>> begin

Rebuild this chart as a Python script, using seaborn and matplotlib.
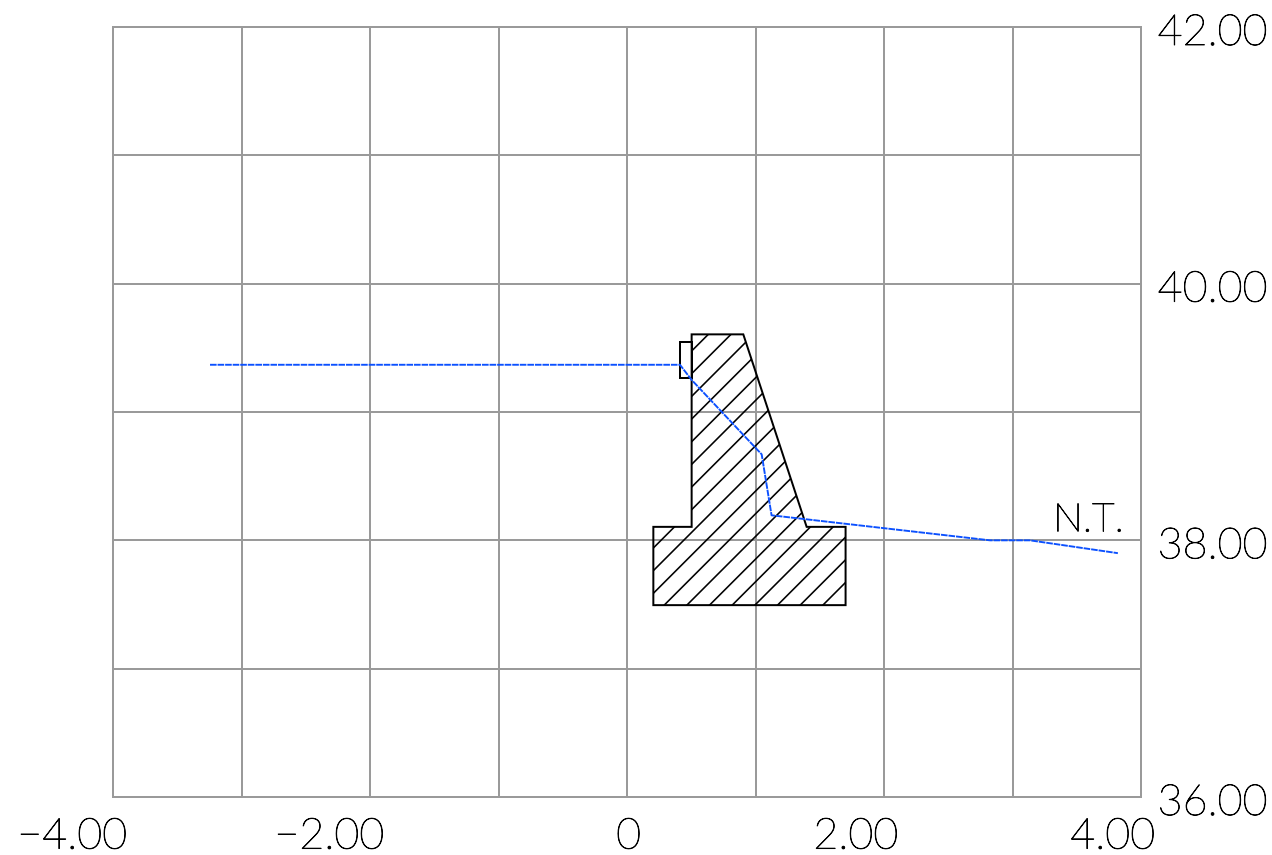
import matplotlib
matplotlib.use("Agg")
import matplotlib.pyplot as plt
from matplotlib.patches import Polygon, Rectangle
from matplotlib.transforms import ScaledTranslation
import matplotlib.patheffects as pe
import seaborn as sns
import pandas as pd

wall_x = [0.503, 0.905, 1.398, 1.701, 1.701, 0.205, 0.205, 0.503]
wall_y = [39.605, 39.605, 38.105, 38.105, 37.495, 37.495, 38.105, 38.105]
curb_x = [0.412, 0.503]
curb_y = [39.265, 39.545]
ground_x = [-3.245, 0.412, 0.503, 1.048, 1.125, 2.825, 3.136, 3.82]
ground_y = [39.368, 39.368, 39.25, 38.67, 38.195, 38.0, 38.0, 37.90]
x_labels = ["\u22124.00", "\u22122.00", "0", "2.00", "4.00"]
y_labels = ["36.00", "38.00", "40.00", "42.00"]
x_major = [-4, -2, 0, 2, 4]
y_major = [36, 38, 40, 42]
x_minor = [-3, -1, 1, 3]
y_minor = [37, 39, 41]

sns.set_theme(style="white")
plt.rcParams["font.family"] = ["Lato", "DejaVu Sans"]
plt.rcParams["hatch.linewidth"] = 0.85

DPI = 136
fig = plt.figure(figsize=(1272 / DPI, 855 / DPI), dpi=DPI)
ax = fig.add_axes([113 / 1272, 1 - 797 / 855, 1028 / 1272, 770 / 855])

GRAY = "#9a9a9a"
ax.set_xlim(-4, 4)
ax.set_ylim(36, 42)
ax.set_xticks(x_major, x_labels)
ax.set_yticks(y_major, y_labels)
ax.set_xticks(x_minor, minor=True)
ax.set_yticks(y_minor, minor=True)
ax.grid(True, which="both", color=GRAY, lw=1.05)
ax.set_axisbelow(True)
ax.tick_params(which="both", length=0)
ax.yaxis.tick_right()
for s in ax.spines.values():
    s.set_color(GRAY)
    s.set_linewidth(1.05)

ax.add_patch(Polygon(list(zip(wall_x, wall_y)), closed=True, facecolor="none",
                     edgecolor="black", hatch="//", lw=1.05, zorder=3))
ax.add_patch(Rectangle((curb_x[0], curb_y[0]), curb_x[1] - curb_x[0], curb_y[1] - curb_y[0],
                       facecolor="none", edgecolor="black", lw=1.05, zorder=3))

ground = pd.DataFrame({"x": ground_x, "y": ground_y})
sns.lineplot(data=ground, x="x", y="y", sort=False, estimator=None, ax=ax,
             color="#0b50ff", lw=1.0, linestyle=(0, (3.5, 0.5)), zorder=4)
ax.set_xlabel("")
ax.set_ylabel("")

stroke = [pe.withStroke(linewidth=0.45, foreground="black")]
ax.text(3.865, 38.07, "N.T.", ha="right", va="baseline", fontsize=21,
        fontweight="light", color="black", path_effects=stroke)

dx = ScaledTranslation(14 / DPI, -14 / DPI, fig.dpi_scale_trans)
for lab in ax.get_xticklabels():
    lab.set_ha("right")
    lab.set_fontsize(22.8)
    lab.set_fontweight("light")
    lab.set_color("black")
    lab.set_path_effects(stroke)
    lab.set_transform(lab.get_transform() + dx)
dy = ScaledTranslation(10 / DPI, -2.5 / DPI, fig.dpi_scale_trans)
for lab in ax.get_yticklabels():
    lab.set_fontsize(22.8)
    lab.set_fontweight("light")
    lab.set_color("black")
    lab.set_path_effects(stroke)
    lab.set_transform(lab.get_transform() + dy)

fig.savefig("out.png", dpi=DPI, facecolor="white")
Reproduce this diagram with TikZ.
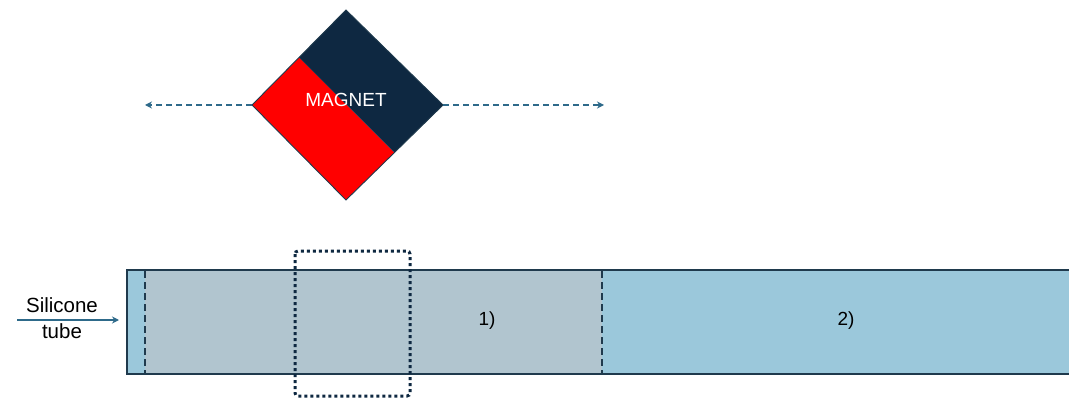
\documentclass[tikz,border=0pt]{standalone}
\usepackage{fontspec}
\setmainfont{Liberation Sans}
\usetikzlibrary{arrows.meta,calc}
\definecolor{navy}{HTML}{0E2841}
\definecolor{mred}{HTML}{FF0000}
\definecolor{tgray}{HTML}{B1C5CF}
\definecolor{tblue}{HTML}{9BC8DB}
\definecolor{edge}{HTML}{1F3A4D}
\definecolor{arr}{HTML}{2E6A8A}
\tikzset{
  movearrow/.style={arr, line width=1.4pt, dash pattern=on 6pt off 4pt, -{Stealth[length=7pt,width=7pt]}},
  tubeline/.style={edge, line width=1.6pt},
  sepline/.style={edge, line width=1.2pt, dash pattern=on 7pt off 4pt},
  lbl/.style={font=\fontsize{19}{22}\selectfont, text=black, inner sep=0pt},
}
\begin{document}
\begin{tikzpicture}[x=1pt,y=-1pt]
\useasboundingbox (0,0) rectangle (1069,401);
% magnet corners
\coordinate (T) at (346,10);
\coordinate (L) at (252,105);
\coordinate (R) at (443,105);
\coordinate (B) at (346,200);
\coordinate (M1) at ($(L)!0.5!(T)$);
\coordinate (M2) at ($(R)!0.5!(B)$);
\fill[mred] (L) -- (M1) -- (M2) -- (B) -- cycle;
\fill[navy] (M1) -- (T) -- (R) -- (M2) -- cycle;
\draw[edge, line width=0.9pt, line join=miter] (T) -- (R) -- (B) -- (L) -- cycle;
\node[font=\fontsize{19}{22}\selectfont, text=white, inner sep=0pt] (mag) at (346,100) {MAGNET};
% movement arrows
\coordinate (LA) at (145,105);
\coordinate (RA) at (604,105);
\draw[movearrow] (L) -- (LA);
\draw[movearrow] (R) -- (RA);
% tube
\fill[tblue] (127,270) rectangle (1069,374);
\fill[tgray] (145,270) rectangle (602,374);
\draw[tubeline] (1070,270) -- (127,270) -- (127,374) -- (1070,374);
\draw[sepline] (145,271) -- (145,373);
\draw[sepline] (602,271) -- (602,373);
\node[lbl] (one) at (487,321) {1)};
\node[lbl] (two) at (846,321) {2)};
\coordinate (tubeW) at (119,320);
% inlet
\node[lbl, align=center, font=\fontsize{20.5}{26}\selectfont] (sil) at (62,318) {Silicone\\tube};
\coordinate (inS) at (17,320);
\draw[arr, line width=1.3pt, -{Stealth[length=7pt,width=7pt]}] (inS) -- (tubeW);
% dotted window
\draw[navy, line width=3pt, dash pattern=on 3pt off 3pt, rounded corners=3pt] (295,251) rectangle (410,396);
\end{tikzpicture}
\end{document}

>> end

## Problem to work on
Repeat the data exactly, excluding the pictures.

## Exercise solution
Rebuild this chart as a Python script, using seaborn and matplotlib.
import matplotlib
matplotlib.use("Agg")
import matplotlib.pyplot as plt
from matplotlib.patches import Polygon, Rectangle
from matplotlib.transforms import ScaledTranslation
import matplotlib.patheffects as pe
import seaborn as sns
import pandas as pd

wall_x = [0.503, 0.905, 1.398, 1.701, 1.701, 0.205, 0.205, 0.503]
wall_y = [39.605, 39.605, 38.105, 38.105, 37.495, 37.495, 38.105, 38.105]
curb_x = [0.412, 0.503]
curb_y = [39.265, 39.545]
ground_x = [-3.245, 0.412, 0.503, 1.048, 1.125, 2.825, 3.136, 3.82]
ground_y = [39.368, 39.368, 39.25, 38.67, 38.195, 38.0, 38.0, 37.90]
x_labels = ["\u22124.00", "\u22122.00", "0", "2.00", "4.00"]
y_labels = ["36.00", "38.00", "40.00", "42.00"]
x_major = [-4, -2, 0, 2, 4]
y_major = [36, 38, 40, 42]
x_minor = [-3, -1, 1, 3]
y_minor = [37, 39, 41]

sns.set_theme(style="white")
plt.rcParams["font.family"] = ["Lato", "DejaVu Sans"]
plt.rcParams["hatch.linewidth"] = 0.85

DPI = 136
fig = plt.figure(figsize=(1272 / DPI, 855 / DPI), dpi=DPI)
ax = fig.add_axes([113 / 1272, 1 - 797 / 855, 1028 / 1272, 770 / 855])

GRAY = "#9a9a9a"
ax.set_xlim(-4, 4)
ax.set_ylim(36, 42)
ax.set_xticks(x_major, x_labels)
ax.set_yticks(y_major, y_labels)
ax.set_xticks(x_minor, minor=True)
ax.set_yticks(y_minor, minor=True)
ax.grid(True, which="both", color=GRAY, lw=1.05)
ax.set_axisbelow(True)
ax.tick_params(which="both", length=0)
ax.yaxis.tick_right()
for s in ax.spines.values():
    s.set_color(GRAY)
    s.set_linewidth(1.05)

ax.add_patch(Polygon(list(zip(wall_x, wall_y)), closed=True, facecolor="none",
                     edgecolor="black", hatch="//", lw=1.05, zorder=3))
ax.add_patch(Rectangle((curb_x[0], curb_y[0]), curb_x[1] - curb_x[0], curb_y[1] - curb_y[0],
                       facecolor="none", edgecolor="black", lw=1.05, zorder=3))

ground = pd.DataFrame({"x": ground_x, "y": ground_y})
sns.lineplot(data=ground, x="x", y="y", sort=False, estimator=None, ax=ax,
             color="#0b50ff", lw=1.0, linestyle=(0, (3.5, 0.5)), zorder=4)
ax.set_xlabel("")
ax.set_ylabel("")

stroke = [pe.withStroke(linewidth=0.45, foreground="black")]
ax.text(3.865, 38.07, "N.T.", ha="right", va="baseline", fontsize=21,
        fontweight="light", color="black", path_effects=stroke)

dx = ScaledTranslation(14 / DPI, -14 / DPI, fig.dpi_scale_trans)
for lab in ax.get_xticklabels():
    lab.set_ha("right")
    lab.set_fontsize(22.8)
    lab.set_fontweight("light")
    lab.set_color("black")
    lab.set_path_effects(stroke)
    lab.set_transform(lab.get_transform() + dx)
dy = ScaledTranslation(10 / DPI, -2.5 / DPI, fig.dpi_scale_trans)
for lab in ax.get_yticklabels():
    lab.set_fontsize(22.8)
    lab.set_fontweight("light")
    lab.set_color("black")
    lab.set_path_effects(stroke)
    lab.set_transform(lab.get_transform() + dy)

fig.savefig("out.png", dpi=DPI, facecolor="white")
Reproduce this diagram with TikZ.
\documentclass[tikz,border=0pt]{standalone}
\usepackage{fontspec}
\setmainfont{Liberation Sans}
\usetikzlibrary{arrows.meta,calc}
\definecolor{navy}{HTML}{0E2841}
\definecolor{mred}{HTML}{FF0000}
\definecolor{tgray}{HTML}{B1C5CF}
\definecolor{tblue}{HTML}{9BC8DB}
\definecolor{edge}{HTML}{1F3A4D}
\definecolor{arr}{HTML}{2E6A8A}
\tikzset{
  movearrow/.style={arr, line width=1.4pt, dash pattern=on 6pt off 4pt, -{Stealth[length=7pt,width=7pt]}},
  tubeline/.style={edge, line width=1.6pt},
  sepline/.style={edge, line width=1.2pt, dash pattern=on 7pt off 4pt},
  lbl/.style={font=\fontsize{19}{22}\selectfont, text=black, inner sep=0pt},
}
\begin{document}
\begin{tikzpicture}[x=1pt,y=-1pt]
\useasboundingbox (0,0) rectangle (1069,401);
% magnet corners
\coordinate (T) at (346,10);
\coordinate (L) at (252,105);
\coordinate (R) at (443,105);
\coordinate (B) at (346,200);
\coordinate (M1) at ($(L)!0.5!(T)$);
\coordinate (M2) at ($(R)!0.5!(B)$);
\fill[mred] (L) -- (M1) -- (M2) -- (B) -- cycle;
\fill[navy] (M1) -- (T) -- (R) -- (M2) -- cycle;
\draw[edge, line width=0.9pt, line join=miter] (T) -- (R) -- (B) -- (L) -- cycle;
\node[font=\fontsize{19}{22}\selectfont, text=white, inner sep=0pt] (mag) at (346,100) {MAGNET};
% movement arrows
\coordinate (LA) at (145,105);
\coordinate (RA) at (604,105);
\draw[movearrow] (L) -- (LA);
\draw[movearrow] (R) -- (RA);
% tube
\fill[tblue] (127,270) rectangle (1069,374);
\fill[tgray] (145,270) rectangle (602,374);
\draw[tubeline] (1070,270) -- (127,270) -- (127,374) -- (1070,374);
\draw[sepline] (145,271) -- (145,373);
\draw[sepline] (602,271) -- (602,373);
\node[lbl] (one) at (487,321) {1)};
\node[lbl] (two) at (846,321) {2)};
\coordinate (tubeW) at (119,320);
% inlet
\node[lbl, align=center, font=\fontsize{20.5}{26}\selectfont] (sil) at (62,318) {Silicone\\tube};
\coordinate (inS) at (17,320);
\draw[arr, line width=1.3pt, -{Stealth[length=7pt,width=7pt]}] (inS) -- (tubeW);
% dotted window
\draw[navy, line width=3pt, dash pattern=on 3pt off 3pt, rounded corners=3pt] (295,251) rectangle (410,396);
\end{tikzpicture}
\end{document}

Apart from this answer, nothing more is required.